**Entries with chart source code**
= = =

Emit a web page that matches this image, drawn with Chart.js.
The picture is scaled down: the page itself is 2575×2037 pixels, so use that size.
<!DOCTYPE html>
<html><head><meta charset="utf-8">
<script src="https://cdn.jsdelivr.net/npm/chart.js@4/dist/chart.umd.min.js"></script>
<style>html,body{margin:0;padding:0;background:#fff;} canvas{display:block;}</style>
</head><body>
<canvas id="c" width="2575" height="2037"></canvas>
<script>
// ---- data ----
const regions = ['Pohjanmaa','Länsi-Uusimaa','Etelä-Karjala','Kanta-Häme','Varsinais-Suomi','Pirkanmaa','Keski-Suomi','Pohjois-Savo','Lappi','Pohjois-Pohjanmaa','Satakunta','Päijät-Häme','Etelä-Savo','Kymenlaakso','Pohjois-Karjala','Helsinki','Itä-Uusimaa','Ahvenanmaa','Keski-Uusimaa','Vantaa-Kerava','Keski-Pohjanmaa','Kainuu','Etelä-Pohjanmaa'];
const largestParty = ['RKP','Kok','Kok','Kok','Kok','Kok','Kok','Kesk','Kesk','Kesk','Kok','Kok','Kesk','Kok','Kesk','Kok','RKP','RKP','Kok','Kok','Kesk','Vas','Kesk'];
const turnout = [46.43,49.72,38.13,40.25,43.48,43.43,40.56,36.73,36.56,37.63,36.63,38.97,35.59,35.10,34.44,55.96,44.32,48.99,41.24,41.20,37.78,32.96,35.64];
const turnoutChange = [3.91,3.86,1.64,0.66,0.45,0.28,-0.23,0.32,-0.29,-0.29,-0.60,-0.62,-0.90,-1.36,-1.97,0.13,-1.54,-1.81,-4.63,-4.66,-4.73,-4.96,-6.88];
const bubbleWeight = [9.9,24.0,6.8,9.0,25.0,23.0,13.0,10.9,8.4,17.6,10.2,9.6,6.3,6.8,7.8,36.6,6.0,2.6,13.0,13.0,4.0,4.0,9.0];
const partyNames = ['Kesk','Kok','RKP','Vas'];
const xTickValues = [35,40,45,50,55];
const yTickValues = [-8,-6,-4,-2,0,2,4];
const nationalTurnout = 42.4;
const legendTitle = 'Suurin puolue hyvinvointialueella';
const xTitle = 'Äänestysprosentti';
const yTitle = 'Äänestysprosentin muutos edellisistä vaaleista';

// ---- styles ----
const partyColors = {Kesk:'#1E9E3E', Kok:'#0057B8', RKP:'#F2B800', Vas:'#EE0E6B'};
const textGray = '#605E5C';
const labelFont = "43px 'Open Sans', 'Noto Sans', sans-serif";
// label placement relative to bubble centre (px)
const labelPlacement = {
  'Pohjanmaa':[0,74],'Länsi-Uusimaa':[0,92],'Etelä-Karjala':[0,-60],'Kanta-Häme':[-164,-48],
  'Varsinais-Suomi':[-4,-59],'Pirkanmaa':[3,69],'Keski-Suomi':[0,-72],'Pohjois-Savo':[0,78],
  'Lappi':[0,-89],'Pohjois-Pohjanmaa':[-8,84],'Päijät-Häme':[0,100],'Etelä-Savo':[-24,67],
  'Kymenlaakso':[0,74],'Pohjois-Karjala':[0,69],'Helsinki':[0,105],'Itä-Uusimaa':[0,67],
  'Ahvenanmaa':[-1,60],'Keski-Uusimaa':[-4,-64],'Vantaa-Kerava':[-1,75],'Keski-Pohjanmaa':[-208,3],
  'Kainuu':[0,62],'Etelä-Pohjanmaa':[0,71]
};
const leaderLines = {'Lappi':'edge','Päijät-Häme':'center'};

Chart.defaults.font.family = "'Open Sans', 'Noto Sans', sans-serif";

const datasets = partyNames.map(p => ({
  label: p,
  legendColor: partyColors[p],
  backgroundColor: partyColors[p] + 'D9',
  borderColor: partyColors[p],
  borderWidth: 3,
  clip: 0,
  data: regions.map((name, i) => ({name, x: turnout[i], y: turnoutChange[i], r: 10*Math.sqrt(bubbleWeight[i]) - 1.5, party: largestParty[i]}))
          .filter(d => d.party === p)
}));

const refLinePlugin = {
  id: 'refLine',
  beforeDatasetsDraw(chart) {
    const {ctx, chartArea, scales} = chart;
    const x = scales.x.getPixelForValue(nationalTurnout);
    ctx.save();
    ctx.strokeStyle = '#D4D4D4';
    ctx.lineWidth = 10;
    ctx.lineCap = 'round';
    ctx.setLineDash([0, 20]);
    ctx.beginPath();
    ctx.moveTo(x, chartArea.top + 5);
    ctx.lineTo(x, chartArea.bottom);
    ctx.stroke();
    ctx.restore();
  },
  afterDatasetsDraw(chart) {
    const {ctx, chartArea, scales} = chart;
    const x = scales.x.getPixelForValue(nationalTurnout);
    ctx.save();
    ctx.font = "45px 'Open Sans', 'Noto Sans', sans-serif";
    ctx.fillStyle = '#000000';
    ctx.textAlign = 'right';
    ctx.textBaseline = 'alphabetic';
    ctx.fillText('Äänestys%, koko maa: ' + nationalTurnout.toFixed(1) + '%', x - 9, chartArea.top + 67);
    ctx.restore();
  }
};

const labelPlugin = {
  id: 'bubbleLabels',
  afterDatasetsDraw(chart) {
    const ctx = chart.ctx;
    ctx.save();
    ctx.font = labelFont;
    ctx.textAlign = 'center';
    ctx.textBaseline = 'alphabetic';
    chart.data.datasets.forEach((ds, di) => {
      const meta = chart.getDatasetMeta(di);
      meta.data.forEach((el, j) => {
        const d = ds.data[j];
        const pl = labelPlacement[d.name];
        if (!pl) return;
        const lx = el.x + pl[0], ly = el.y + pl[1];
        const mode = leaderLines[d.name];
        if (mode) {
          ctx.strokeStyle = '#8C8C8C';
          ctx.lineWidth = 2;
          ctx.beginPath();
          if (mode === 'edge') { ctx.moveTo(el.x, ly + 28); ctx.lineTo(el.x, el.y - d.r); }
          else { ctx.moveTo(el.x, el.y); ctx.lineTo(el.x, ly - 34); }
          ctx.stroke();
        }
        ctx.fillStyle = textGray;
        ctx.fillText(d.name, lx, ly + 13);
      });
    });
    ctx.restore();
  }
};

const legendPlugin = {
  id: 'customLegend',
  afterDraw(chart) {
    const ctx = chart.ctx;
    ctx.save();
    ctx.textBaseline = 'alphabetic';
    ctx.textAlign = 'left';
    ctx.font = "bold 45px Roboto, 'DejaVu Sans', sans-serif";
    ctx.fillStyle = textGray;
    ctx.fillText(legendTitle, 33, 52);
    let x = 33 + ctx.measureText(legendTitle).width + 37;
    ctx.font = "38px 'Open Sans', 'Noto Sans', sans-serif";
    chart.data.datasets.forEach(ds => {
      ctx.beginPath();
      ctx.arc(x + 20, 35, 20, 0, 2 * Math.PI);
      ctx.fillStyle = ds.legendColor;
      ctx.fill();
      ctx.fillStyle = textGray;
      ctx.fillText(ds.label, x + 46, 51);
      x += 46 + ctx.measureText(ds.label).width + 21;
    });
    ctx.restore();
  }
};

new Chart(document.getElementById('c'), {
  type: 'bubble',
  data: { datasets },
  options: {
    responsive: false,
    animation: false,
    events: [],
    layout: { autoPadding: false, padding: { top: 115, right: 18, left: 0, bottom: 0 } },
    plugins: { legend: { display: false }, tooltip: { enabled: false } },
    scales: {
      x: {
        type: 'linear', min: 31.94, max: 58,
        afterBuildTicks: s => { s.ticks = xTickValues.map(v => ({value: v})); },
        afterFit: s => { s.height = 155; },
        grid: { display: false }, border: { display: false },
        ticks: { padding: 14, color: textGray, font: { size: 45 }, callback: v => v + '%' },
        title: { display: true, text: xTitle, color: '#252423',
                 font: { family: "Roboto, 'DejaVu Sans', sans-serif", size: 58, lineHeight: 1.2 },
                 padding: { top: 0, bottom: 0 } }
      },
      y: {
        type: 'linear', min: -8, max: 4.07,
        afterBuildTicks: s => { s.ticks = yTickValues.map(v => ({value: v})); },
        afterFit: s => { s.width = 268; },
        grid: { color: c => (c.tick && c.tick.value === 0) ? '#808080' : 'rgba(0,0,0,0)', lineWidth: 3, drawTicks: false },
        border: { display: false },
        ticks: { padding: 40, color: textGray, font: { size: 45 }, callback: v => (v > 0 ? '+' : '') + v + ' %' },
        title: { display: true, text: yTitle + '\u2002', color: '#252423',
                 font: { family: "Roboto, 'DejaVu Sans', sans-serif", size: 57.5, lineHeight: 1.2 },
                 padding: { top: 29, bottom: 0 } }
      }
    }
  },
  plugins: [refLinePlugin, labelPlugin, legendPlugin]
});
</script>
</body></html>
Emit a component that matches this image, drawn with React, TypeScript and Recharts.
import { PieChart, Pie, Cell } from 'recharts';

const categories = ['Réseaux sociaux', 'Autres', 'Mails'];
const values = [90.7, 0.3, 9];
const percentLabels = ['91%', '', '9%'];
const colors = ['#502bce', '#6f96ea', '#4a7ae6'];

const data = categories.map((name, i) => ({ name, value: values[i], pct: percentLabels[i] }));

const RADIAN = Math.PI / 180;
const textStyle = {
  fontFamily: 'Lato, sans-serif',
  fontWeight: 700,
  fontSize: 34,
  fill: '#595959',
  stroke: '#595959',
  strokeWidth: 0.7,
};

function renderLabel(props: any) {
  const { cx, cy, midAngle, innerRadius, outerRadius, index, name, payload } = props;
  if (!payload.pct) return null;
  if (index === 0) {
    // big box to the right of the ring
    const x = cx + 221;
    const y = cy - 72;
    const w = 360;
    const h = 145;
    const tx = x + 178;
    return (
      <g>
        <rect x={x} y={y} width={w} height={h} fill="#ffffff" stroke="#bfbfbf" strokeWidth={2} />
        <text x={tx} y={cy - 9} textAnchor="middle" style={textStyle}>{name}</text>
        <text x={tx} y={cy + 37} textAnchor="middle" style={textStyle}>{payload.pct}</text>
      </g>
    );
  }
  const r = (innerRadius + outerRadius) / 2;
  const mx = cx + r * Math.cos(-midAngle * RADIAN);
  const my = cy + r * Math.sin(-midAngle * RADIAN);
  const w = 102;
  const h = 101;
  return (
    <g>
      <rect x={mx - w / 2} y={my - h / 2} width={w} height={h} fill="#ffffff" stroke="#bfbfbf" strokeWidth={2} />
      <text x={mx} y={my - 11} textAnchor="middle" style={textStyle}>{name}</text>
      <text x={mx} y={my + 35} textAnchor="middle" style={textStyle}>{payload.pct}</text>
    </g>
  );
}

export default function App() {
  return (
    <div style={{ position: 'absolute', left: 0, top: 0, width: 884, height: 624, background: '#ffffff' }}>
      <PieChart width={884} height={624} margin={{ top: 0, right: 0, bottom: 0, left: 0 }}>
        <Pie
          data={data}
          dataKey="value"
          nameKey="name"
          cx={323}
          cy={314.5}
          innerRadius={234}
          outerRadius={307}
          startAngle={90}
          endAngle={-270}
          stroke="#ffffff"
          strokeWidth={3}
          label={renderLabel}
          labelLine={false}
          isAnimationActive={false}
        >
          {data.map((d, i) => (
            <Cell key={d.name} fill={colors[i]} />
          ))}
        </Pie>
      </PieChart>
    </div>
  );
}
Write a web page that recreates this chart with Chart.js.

= = =

**Task brief**
Give again only the lines from the one bearing "The picture is" through the one bearing "const yTitle = 'Äänestysprosentin", exactly as they stand.

**The reply**
The picture is scaled down: the page itself is 2575×2037 pixels, so use that size.
<!DOCTYPE html>
<html><head><meta charset="utf-8">
<script src="https://cdn.jsdelivr.net/npm/chart.js@4/dist/chart.umd.min.js"></script>
<style>html,body{margin:0;padding:0;background:#fff;} canvas{display:block;}</style>
</head><body>
<canvas id="c" width="2575" height="2037"></canvas>
<script>
// ---- data ----
const regions = ['Pohjanmaa','Länsi-Uusimaa','Etelä-Karjala','Kanta-Häme','Varsinais-Suomi','Pirkanmaa','Keski-Suomi','Pohjois-Savo','Lappi','Pohjois-Pohjanmaa','Satakunta','Päijät-Häme','Etelä-Savo','Kymenlaakso','Pohjois-Karjala','Helsinki','Itä-Uusimaa','Ahvenanmaa','Keski-Uusimaa','Vantaa-Kerava','Keski-Pohjanmaa','Kainuu','Etelä-Pohjanmaa'];
const largestParty = ['RKP','Kok','Kok','Kok','Kok','Kok','Kok','Kesk','Kesk','Kesk','Kok','Kok','Kesk','Kok','Kesk','Kok','RKP','RKP','Kok','Kok','Kesk','Vas','Kesk'];
const turnout = [46.43,49.72,38.13,40.25,43.48,43.43,40.56,36.73,36.56,37.63,36.63,38.97,35.59,35.10,34.44,55.96,44.32,48.99,41.24,41.20,37.78,32.96,35.64];
const turnoutChange = [3.91,3.86,1.64,0.66,0.45,0.28,-0.23,0.32,-0.29,-0.29,-0.60,-0.62,-0.90,-1.36,-1.97,0.13,-1.54,-1.81,-4.63,-4.66,-4.73,-4.96,-6.88];
const bubbleWeight = [9.9,24.0,6.8,9.0,25.0,23.0,13.0,10.9,8.4,17.6,10.2,9.6,6.3,6.8,7.8,36.6,6.0,2.6,13.0,13.0,4.0,4.0,9.0];
const partyNames = ['Kesk','Kok','RKP','Vas'];
const xTickValues = [35,40,45,50,55];
const yTickValues = [-8,-6,-4,-2,0,2,4];
const nationalTurnout = 42.4;
const legendTitle = 'Suurin puolue hyvinvointialueella';
const xTitle = 'Äänestysprosentti';
const yTitle = 'Äänestysprosentin muutos edellisistä vaaleista';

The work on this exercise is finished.